● **Exercise task**: Copy exactly, and only, the lines between the line holding "Emit a Python" and the line holding "11000000, 10820000, 11840000]", inclusive; skip the pictures.

===== Extracted material =====

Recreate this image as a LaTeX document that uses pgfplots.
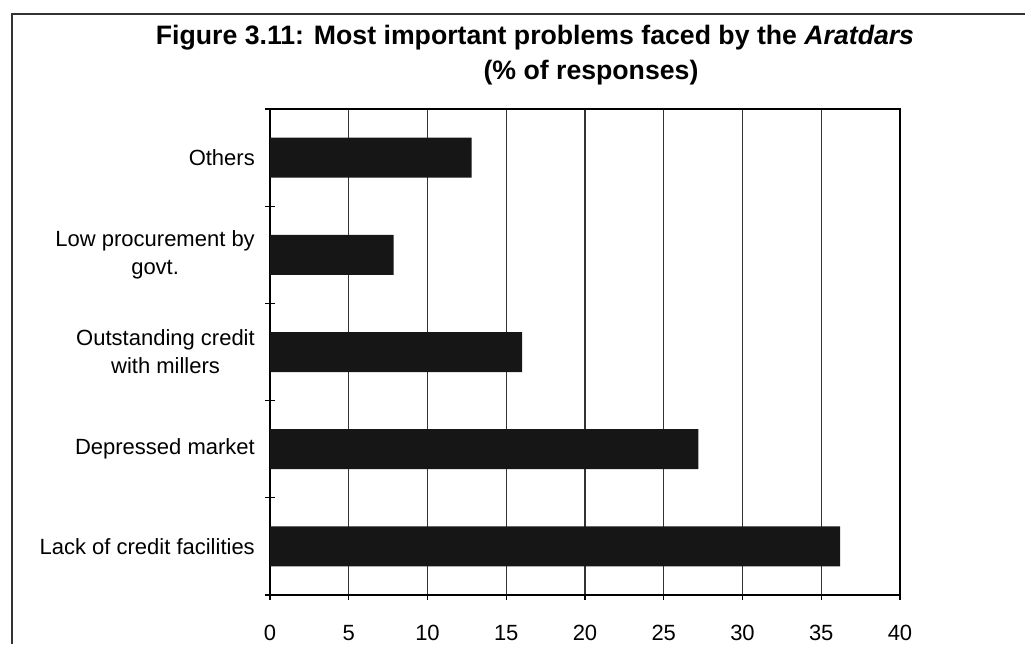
\documentclass[border=0pt]{standalone}
\usepackage{pgfplots}
\pgfplotsset{compat=1.18}
\usepackage{fontspec}
\setmainfont{Liberation Sans}
\newlength{\px}\setlength{\px}{0.75pt}
\definecolor{barblk}{HTML}{161616}
\begin{document}
\begin{tikzpicture}[x=0.75pt,y=0.75pt]
\path[use as bounding box] (0,0) rectangle (1025,644);
\draw[line width=1.5\px, black!80] (12,0) -- (12,630) -- (1025,630);
\node[anchor=base, font=\fontsize{20}{24}\selectfont\bfseries] at (535,599) {Figure 3.11: Most important problems faced by the \textit{Aratdars}};
\node[anchor=base, font=\fontsize{20}{24}\selectfont\bfseries] at (591,564) {(\% of responses)};
\begin{scope}[xshift=202.5pt, yshift=36.75pt]
\begin{axis}[
  at={(0pt,0pt)}, anchor=south west, scale only axis,
  width=630\px, height=486\px,
  xbar, bar width=40\px,
  xmin=0, xmax=40, ymin=-0.5, ymax=4.5,
  tick pos=left,
  xtick={0,5,...,40}, xtick align=outside,
  xmajorgrids, grid style={black!80, line width=0.9pt},
  ytick={0,1,2,3,4},
  yticklabels={Lack of credit facilities, Depressed market, {Outstanding credit\\with millers}, {Low procurement by\\govt.}, Others},
  major tick length=5\px,
  major y tick style={draw=none},
  minor ytick={-0.5,0.5,1.5,2.5,3.5,4.5},
  minor tick length=10\px, ytick align=center,
  minor y tick style={black, line width=0.9pt},
  axis line style={black, line width=1.6\px},
  tick style={black, line width=0.9pt},
  tick label style={font=\fontsize{16.5}{21}\selectfont},
  yticklabel style={align=center, xshift=-8\px},
  xticklabel style={anchor=base, yshift=-40\px},
  /pgf/number format/assume math mode=true,
]
\addplot[fill=barblk, draw=none] coordinates {(36.2,0) (27.2,1) (16.0,2) (7.85,3) (12.8,4)};
\end{axis}
\end{scope}
\end{tikzpicture}
\end{document}
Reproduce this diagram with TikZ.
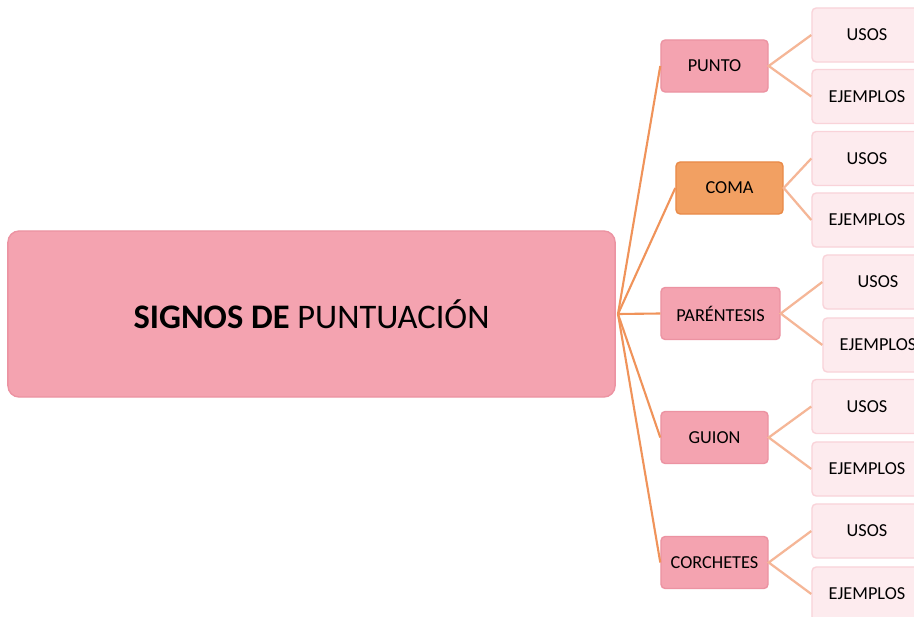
\documentclass[tikz,border=0pt]{standalone}
\usepackage{fontspec}
\setmainfont{Carlito}
\definecolor{mainpink}{HTML}{F4A3B0}
\definecolor{mainedge}{HTML}{EC93A2}
\definecolor{comaorange}{HTML}{F2A062}
\definecolor{comaedge}{HTML}{E98A48}
\definecolor{leafpink}{HTML}{FDEBEE}
\definecolor{leafedge}{HTML}{F9D3D9}
\definecolor{hubline}{HTML}{F0935A}
\definecolor{leafline}{HTML}{F5B697}
\begin{document}
\begin{tikzpicture}[x=0.025cm, y=-0.025cm,
    mainbox/.style={draw=mainedge, line width=1pt, fill=mainpink, rounded corners=8pt,
        minimum width=15.175cm, minimum height=4.15cm, font=\fontsize{24.5}{28}\selectfont},
    signbox/.style={draw=mainedge, line width=1pt, fill=mainpink, rounded corners=3pt,
        minimum width=2.675cm, minimum height=1.3cm, font=\fontsize{13}{15}\selectfont},
    leafbox/.style={draw=leafedge, line width=1pt, fill=leafpink, rounded corners=3pt,
        minimum width=2.75cm, minimum height=1.35cm, font=\fontsize{13}{15}\selectfont},
    hubedge/.style={draw=hubline, line width=1.5pt},
    leafedge/.style={draw=leafline, line width=1.6pt}]
    \clip (0,0) rectangle (914,617);
    \fill[white] (0,0) rectangle (914,617);
    % Central topic
    \node[mainbox] (signos) at (311.5,314) {\textbf{SIGNOS DE} PUNTUACIÓN};
    \coordinate (hub) at (618,314);
    % Punctuation signs
    \node[signbox] (punto) at (714.5,66) {PUNTO};
    \node[signbox, fill=comaorange, draw=comaedge] (coma) at (729.5,188) {COMA};
    \node[signbox, minimum width=2.975cm] (parentesis) at (720.5,313.5) {PARÉNTESIS};
    \node[signbox] (guion) at (714.5,437.5) {GUION};
    \node[signbox] (corchetes) at (714.5,562.5) {CORCHETES};
    % Branches from the central topic
    \foreach \s in {punto,coma,parentesis,guion,corchetes}
        \draw[hubedge] (hub) -- (\s.west);
    % Uses and examples
    \foreach \s/\x/\yu/\ye in {punto/867/35/96.5, coma/867/158.5/220,
            parentesis/878/282/345, guion/867/406.5/469, corchetes/867/531/594} {
        \node[leafbox] (\s-usos) at (\x,\yu) {USOS};
        \node[leafbox] (\s-ejemplos) at (\x,\ye) {EJEMPLOS};
        \draw[leafedge] (\s-usos.west) -- (\s.east) -- (\s-ejemplos.west);
    }
\end{tikzpicture}
\end{document}
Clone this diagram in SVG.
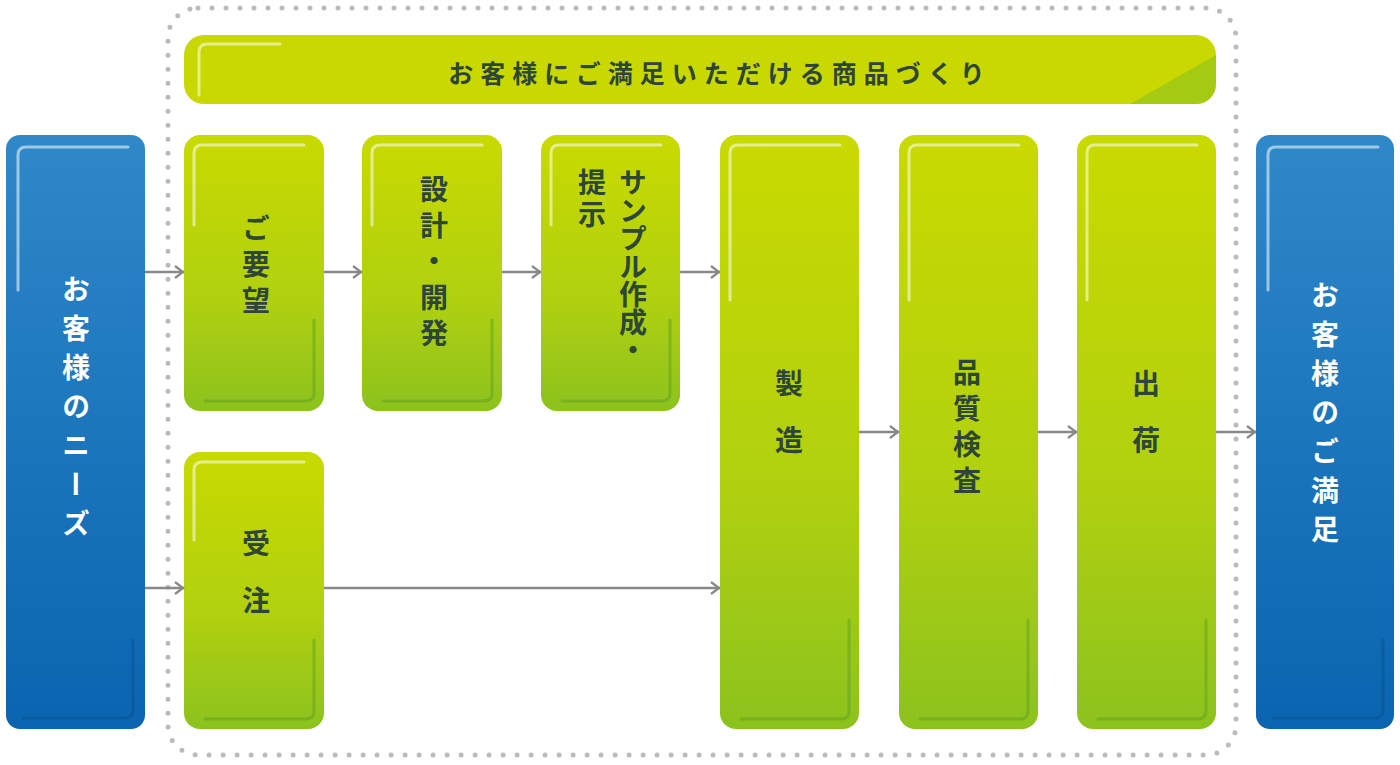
<svg xmlns="http://www.w3.org/2000/svg" width="1400" height="765" viewBox="0 0 1400 765">
<defs>
<linearGradient id="g" x1="0" y1="0" x2="0" y2="1"><stop offset="0" stop-color="#c9da00"/><stop offset="0.6" stop-color="#b0d010"/><stop offset="1" stop-color="#8cc21e"/></linearGradient>
<linearGradient id="b" x1="0" y1="0" x2="0" y2="1"><stop offset="0" stop-color="#2f88c8"/><stop offset="1" stop-color="#0a64b0"/></linearGradient>
<marker id="a" viewBox="0 0 12 14" refX="11" refY="7" markerWidth="12" markerHeight="14" markerUnits="userSpaceOnUse" orient="auto"><path d="M2 1 L10 7 L2 13" fill="none" stroke="#888" stroke-width="2.2"/></marker>
</defs>
<style>
.gr{fill:url(#g)}.bl{fill:url(#b)}
.hl{fill:none;stroke:#fff;stroke-opacity:.55;stroke-width:3;stroke-linecap:round}
.sh{fill:none;stroke:#5fa020;stroke-opacity:.5;stroke-width:3;stroke-linecap:round}
.shb{fill:none;stroke:#0a4f90;stroke-opacity:.5;stroke-width:3;stroke-linecap:round}
.t{font-family:"Noto Sans CJK JP","Noto Sans",sans-serif;font-weight:bold;font-size:28px;fill:#2e4637;writing-mode:vertical-rl;text-anchor:middle;letter-spacing:8px}
.w{fill:#fff;letter-spacing:11px}
.c line{stroke:#888;stroke-width:2.5;marker-end:url(#a)}
</style>
<rect x="168" y="8" width="1068" height="747" rx="30" fill="none" stroke="#bbb" stroke-width="5" stroke-linecap="round" stroke-dasharray="0 14"/>
<g id="banner"><rect x="184" y="35" width="1032" height="69" rx="20" class="gr" fill="#c8d800" style="fill:#c8d800"/><path d="M1130 104 H1196 a20 20 0 0 0 20 -20 V55" fill="#8cc21e" opacity=".6"/><path class="hl" d="M199 95 V52 q0 -8 8 -8 H280"/><text x="720" y="83" style="font-family:'Noto Sans CJK JP',sans-serif;font-weight:bold;font-size:25px;fill:#2e4637;letter-spacing:7px" text-anchor="middle">お客様にご満足いただける商品づくり</text></g>
<g id="needs"><rect x="6" y="135" width="139" height="594" rx="14" class="bl"/><path class="hl" d="M18 290 V155 q0 -8 8 -8 H128"/><path class="shb" d="M24 718 H125 q8 0 8 -8 V640"/><text class="t w" x="76" y="412">お客様のニーズ</text></g>
<g id="satisfy"><rect x="1256" y="135" width="138" height="594" rx="14" class="bl"/><path class="hl" d="M1268 290 V155 q0 -8 8 -8 H1378"/><path class="shb" d="M1274 718 H1375 q8 0 8 -8 V640"/><text class="t w" x="1325" y="418">お客様のご満足</text></g>
<g id="n1"><rect x="184" y="135" width="140" height="276" rx="16" class="gr"/><path class="hl" d="M194 225 V153 q0 -8 8 -8 H304"/><path class="sh" d="M205 401 H306 q8 0 8 -8 V320"/><text class="t" x="256" y="268">ご要望</text></g>
<g id="n2"><rect x="362" y="135" width="140" height="276" rx="16" class="gr"/><path class="hl" d="M372 225 V153 q0 -8 8 -8 H482"/><path class="sh" d="M383 401 H484 q8 0 8 -8 V320"/><text class="t" x="434" y="265">設計・開発</text></g>
<g id="n3"><rect x="541" y="135" width="139" height="276" rx="16" class="gr"/><path class="hl" d="M551 225 V153 q0 -8 8 -8 H661"/><path class="sh" d="M562 401 H662 q8 0 8 -8 V320"/><text class="t" x="633" y="168" style="text-anchor:start;letter-spacing:0">サンプル作成・</text><text class="t" x="592" y="168" style="text-anchor:start;letter-spacing:4px">提示</text></g>
<g id="n4"><rect x="184" y="452" width="140" height="277" rx="16" class="gr"/><path class="hl" d="M194 540 V470 q0 -8 8 -8 H304"/><path class="sh" d="M205 719 H306 q8 0 8 -8 V640"/><text class="t" x="256" y="586" style="letter-spacing:29px">受注</text></g>
<g id="n5"><rect x="720" y="135" width="139" height="594" rx="16" class="gr"/><path class="hl" d="M730 300 V153 q0 -8 8 -8 H840"/><path class="sh" d="M741 719 H841 q8 0 8 -8 V620"/><text class="t" x="789" y="426" style="letter-spacing:29px">製造</text></g>
<g id="n6"><rect x="899" y="135" width="139" height="594" rx="16" class="gr"/><path class="hl" d="M909 300 V153 q0 -8 8 -8 H1019"/><path class="sh" d="M920 719 H1020 q8 0 8 -8 V620"/><text class="t" x="967" y="430">品質検査</text></g>
<g id="n7"><rect x="1077" y="135" width="139" height="594" rx="16" class="gr"/><path class="hl" d="M1087 300 V153 q0 -8 8 -8 H1197"/><path class="sh" d="M1098 719 H1198 q8 0 8 -8 V620"/><text class="t" x="1146" y="426" style="letter-spacing:29px">出荷</text></g>
<g class="c" id="connectors">
<line x1="145" y1="272" x2="184" y2="272"/><line x1="324" y1="272" x2="362" y2="272"/><line x1="502" y1="272" x2="541" y2="272"/><line x1="680" y1="272" x2="720" y2="272"/>
<line x1="145" y1="588" x2="184" y2="588"/><line x1="324" y1="588" x2="720" y2="588"/>
<line x1="859" y1="432" x2="899" y2="432"/><line x1="1038" y1="432" x2="1077" y2="432"/><line x1="1216" y1="432" x2="1256" y2="432"/>
</g>
</svg>
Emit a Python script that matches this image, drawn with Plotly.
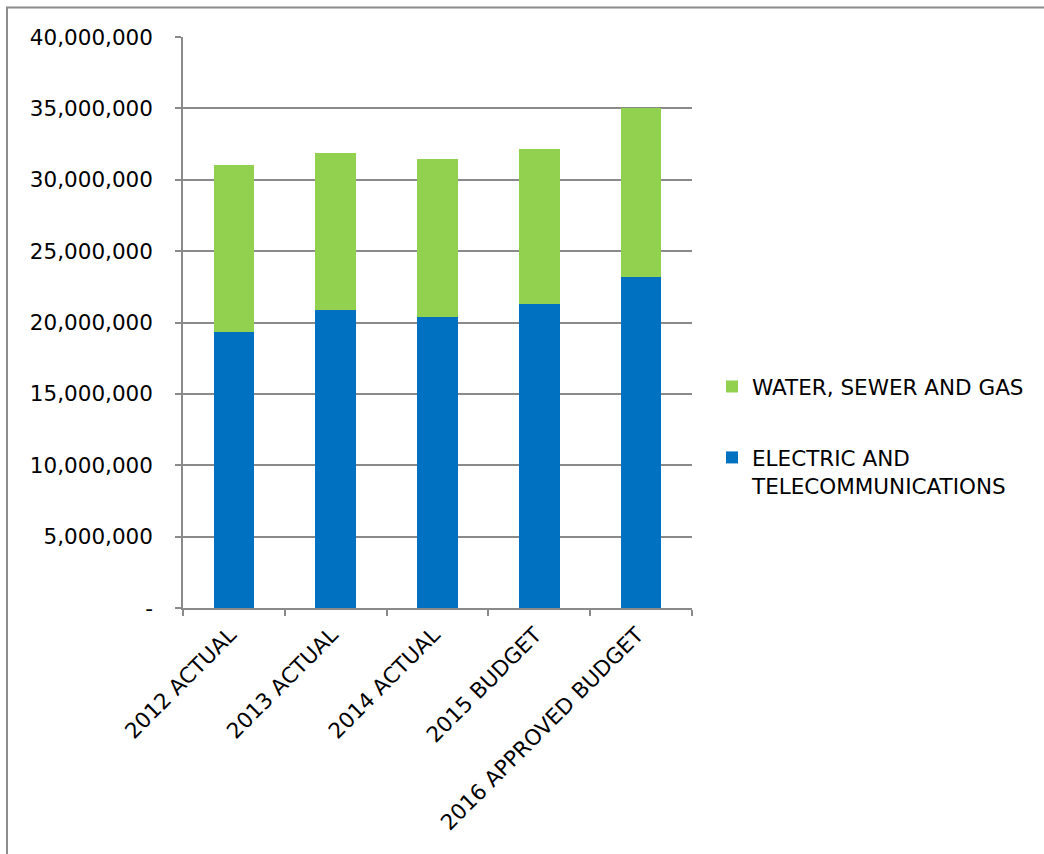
import plotly.graph_objects as go

categories = ["2012 ACTUAL", "2013 ACTUAL", "2014 ACTUAL", "2015 BUDGET", "2016 APPROVED BUDGET"]
electric_telecom = [19350000, 20880000, 20420000, 21330000, 23220000]
water_sewer_gas = [11650000, 10970000, 11000000, 10820000, 11840000]

y_tick_vals = [0, 5000000, 10000000, 15000000, 20000000, 25000000, 30000000, 35000000, 40000000]
y_tick_text = ["-", "5,000,000", "10,000,000", "15,000,000", "20,000,000",
               "25,000,000", "30,000,000", "35,000,000", "40,000,000"]

BLUE = "#0070C0"
GREEN = "#92D050"
GRID = "#8A8A8A"
FONT = "DejaVu Sans"
FS = 21.5

fig = go.Figure()
fig.add_trace(go.Bar(
    x=categories, y=electric_telecom,
    name="ELECTRIC AND<br>TELECOMMUNICATIONS",
    marker=dict(color=BLUE, line=dict(width=0)),
    legendgroup="a", legendrank=2,
))
fig.add_trace(go.Bar(
    x=categories, y=water_sewer_gas,
    name="WATER, SEWER AND GAS",
    marker=dict(color=GREEN, line=dict(width=0)),
    legendgroup="b", legendrank=1,
))

L, R, T, B = 183, 352, 37, 246
W, H = 1044, 854
pw, ph = W - L - R, H - T - B

fig.update_layout(
    width=W, height=H,
    margin=dict(l=L, r=R, t=T, b=B),
    barmode="stack",
    bargap=0.6,
    plot_bgcolor="white",
    paper_bgcolor="white",
    font=dict(family=FONT, size=FS, color="black"),
    legend=dict(
        x=(712 - L) / pw, y=1 - (366 - T) / ph,
        xanchor="left", yanchor="top",
        traceorder="grouped",
        tracegroupgap=40,
        valign="top",
        font=dict(family=FONT, size=FS, color="black", lineposition="none"),
        bgcolor="rgba(0,0,0,0)",
    ),
    xaxis=dict(
        type="category",
        tickson="boundaries",
        ticks="outside", ticklen=6, tickcolor=GRID, tickwidth=1.5,
        showline=True, linecolor=GRID, linewidth=1.5,
        showgrid=False,
        tickangle=-45,
        ticklabelshift=-4,
        ticklabelstandoff=4,
        tickfont=dict(family=FONT, size=FS, color="black"),
    ),
    yaxis=dict(
        range=[0, 40000000],
        tickvals=y_tick_vals, ticktext=y_tick_text,
        ticks="outside", ticklen=6, tickcolor=GRID, tickwidth=1.5,
        showline=True, linecolor=GRID, linewidth=1.5,
        showgrid=True, gridcolor=GRID, gridwidth=1.5,
        zeroline=False,
        ticklabelstandoff=18,
        tickfont=dict(family=FONT, size=FS, color="black"),
    ),
    shapes=[dict(
        type="rect", xref="paper", yref="paper",
        x0=(7 - L) / pw, x1=(W + 10 - L) / pw,
        y0=-(H + 10 - (H - B)) / ph, y1=1 + (T - 7.5) / ph,
        line=dict(color="#8C8C8C", width=2),
        fillcolor="rgba(0,0,0,0)",
        layer="below",
    )],
)

fig.write_html("out.html")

=====

● **Expected answer**:
Emit a Python script that matches this image, drawn with Plotly.
import plotly.graph_objects as go

categories = ["2012 ACTUAL", "2013 ACTUAL", "2014 ACTUAL", "2015 BUDGET", "2016 APPROVED BUDGET"]
electric_telecom = [19350000, 20880000, 20420000, 21330000, 23220000]
water_sewer_gas = [11650000, 10970000, 11000000, 10820000, 11840000]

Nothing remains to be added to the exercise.